Reviewing Existing Regulations
Too often, cumulative and unnecessary regulations hamper economic growth and job creation. We will begin an ongoing review of existing regulations so that those that are cumulative, obsolete, duplicative, or inconsistent will be identified for reconsideration and, where appropriate, revision or elimination. This process is carefully structured to ensure that it is meaningful and that it produces results. The agencies will be asked to prepare a specific program for ongoing review of existing regulations and laws mandating such regulations, and to receive comments from the public about regulations to be reviewed. In addition, the Vice President, in consultation with the White House policy advisors, will conduct reviews of existing regulations with a cross-agency perspective, and may identify regulations to the agency for appropriate review.
Resolving Disputes
A clear and open process for resolving the rare regulatory disputes that develop between agencies or OMB and an agency will replace the inconsistent and closed-door process of the past. Such disputes will be reviewed by the President or the Vice President only at the request of an agency head or the Office of Management and Budget. The President and Vice President will not intervene at the request of private parties, be they from business or from public interest communities. The Vice President, aided by the White House policy advisors, will advise the President in resolving these disputes.
Enhanced Accountability
Openness is the best way to restore credibility to the regulatory review process. The new process encourages more public participation in the development and promulgation of regulations. It encourages agencies to consult with the public before taking any regulatory actions. The process also encourages the development of regulations through the use of negotiated rulemaking, a consensual mechanism for developing new regulations. The President will direct each agency to identify, within 90 days, at least one rulemaking which the agency will, within the upcoming year, develop through the use of negotiated rulemaking or explain why this process will not be feasible. The new executive order also makes clear that the public should be afforded a meaningful opportunity to comment on proposed regulations.
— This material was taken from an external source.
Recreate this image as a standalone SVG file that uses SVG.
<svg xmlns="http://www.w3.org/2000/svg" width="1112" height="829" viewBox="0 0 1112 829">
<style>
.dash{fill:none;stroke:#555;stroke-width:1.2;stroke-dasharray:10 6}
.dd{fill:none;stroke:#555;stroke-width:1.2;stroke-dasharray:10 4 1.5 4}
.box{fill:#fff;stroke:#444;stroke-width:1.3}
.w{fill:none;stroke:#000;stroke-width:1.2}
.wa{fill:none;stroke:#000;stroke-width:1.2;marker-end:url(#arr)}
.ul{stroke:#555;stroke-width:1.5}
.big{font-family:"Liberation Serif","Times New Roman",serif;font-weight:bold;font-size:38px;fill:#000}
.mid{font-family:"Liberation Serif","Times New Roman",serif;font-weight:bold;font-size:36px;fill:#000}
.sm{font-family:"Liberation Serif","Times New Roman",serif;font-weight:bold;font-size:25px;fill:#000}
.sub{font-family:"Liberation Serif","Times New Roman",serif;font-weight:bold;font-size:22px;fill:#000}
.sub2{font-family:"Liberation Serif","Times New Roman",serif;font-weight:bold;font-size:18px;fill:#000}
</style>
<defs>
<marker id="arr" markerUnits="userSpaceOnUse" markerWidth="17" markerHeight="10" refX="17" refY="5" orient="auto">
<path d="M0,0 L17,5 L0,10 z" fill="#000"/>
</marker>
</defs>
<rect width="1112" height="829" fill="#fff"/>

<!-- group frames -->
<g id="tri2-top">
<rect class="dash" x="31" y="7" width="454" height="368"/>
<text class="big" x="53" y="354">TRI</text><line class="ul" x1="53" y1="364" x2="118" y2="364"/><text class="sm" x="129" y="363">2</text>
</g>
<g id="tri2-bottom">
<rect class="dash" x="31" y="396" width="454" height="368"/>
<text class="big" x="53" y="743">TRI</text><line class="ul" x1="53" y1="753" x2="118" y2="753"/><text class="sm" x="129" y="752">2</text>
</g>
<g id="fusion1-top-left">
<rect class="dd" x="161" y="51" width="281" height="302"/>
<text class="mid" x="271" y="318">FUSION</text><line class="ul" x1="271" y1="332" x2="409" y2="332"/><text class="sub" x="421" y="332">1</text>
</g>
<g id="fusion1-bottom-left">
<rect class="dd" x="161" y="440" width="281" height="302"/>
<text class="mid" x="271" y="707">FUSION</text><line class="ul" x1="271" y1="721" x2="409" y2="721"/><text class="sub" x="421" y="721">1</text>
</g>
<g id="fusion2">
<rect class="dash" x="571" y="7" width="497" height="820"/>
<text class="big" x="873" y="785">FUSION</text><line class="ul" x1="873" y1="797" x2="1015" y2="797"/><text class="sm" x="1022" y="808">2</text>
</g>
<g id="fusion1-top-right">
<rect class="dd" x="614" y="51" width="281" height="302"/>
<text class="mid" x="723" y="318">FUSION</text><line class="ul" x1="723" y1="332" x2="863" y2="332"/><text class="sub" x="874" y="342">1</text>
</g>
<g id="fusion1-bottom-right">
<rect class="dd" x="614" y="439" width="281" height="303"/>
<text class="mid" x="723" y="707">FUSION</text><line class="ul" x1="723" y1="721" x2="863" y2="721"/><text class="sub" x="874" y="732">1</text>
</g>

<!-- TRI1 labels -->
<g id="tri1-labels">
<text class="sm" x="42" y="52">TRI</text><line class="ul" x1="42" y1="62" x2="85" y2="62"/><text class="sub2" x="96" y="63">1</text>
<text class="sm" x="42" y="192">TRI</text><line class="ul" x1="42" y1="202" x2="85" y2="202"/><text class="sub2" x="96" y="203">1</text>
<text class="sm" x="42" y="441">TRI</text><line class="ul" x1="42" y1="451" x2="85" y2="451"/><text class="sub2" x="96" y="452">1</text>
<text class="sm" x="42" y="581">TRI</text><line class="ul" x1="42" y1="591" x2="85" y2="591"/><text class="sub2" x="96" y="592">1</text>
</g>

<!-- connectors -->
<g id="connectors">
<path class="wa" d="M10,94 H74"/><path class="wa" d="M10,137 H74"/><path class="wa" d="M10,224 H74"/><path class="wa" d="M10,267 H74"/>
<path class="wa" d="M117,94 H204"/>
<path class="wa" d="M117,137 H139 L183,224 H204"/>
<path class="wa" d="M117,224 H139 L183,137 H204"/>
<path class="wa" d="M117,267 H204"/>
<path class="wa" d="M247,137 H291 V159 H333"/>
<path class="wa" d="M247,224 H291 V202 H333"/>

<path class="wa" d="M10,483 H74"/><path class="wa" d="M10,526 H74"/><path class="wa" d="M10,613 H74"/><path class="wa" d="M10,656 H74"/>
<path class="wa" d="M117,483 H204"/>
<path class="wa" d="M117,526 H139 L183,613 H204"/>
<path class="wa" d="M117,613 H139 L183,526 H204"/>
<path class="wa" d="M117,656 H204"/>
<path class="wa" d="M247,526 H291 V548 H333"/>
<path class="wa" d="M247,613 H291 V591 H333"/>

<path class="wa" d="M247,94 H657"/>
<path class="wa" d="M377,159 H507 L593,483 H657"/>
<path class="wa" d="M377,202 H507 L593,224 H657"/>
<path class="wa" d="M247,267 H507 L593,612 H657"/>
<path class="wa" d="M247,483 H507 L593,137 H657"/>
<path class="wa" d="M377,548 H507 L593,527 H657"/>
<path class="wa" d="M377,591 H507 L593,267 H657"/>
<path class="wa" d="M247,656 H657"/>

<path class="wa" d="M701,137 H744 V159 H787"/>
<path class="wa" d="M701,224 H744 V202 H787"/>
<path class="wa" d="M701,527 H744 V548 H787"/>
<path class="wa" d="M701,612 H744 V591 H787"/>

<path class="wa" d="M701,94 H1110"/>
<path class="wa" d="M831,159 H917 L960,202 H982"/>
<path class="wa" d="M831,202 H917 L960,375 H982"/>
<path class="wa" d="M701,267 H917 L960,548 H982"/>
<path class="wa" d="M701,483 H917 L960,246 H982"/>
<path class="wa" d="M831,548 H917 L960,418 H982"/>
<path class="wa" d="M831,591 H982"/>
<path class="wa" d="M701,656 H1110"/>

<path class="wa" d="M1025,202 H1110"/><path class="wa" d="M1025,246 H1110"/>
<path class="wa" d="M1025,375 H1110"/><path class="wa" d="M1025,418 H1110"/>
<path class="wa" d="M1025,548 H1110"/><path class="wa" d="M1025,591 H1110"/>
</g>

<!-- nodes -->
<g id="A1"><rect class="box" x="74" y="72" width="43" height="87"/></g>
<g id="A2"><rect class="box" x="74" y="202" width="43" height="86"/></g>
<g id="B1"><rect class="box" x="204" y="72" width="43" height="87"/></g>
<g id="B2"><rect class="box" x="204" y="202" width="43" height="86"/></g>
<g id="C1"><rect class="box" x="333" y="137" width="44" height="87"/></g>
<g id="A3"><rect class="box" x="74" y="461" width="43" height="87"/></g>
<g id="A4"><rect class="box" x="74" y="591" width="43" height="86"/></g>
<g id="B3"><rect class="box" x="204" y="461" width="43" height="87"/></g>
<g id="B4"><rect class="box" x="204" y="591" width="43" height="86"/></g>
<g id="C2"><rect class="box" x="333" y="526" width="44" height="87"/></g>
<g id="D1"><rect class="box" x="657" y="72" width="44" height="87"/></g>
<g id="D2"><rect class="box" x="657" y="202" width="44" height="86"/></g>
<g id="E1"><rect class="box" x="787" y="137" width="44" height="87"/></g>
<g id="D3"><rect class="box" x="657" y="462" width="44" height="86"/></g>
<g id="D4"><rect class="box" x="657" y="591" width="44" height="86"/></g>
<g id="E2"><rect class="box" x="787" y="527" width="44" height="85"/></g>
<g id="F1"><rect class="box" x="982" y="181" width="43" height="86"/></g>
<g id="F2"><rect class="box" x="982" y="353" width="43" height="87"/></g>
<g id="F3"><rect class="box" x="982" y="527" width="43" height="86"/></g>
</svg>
The OIRA review process will be open and timely. And, the order makes clear that it is OIRA that is responsible for the review of individual regulations and that review must occur within tight time limits. To ensure that the process is more selective and streamlined, OIRA will be directed to report to the Vice President and President its review activities during the first six months under these new procedures. This report will include a list of the regulatory actions reviewed by OIRA; whether OIRA selected the action for review; and the time dedicated to review.
The new process also ensures that the White House no longer serves as a conduit for special interests. The back-room, closed-door operations of the Competitiveness Council have left a legacy of mistrust that can only be erased by an open, fair, and balanced process. The President's plan provides a clear statement describing the review process and comprehensive disclosure provisions for greater public accountability. The concerns and interests of outside parties must be on the record, in writing, to be considered by White House staff in the rulemaking or review process.
The new executive order revokes existing orders on regulatory review. In addition, the Administration will undertake a thorough review of the related orders, for example, on takings, federalism, and civil justice reform to determine what action, if any, should be taken with respect to those orders.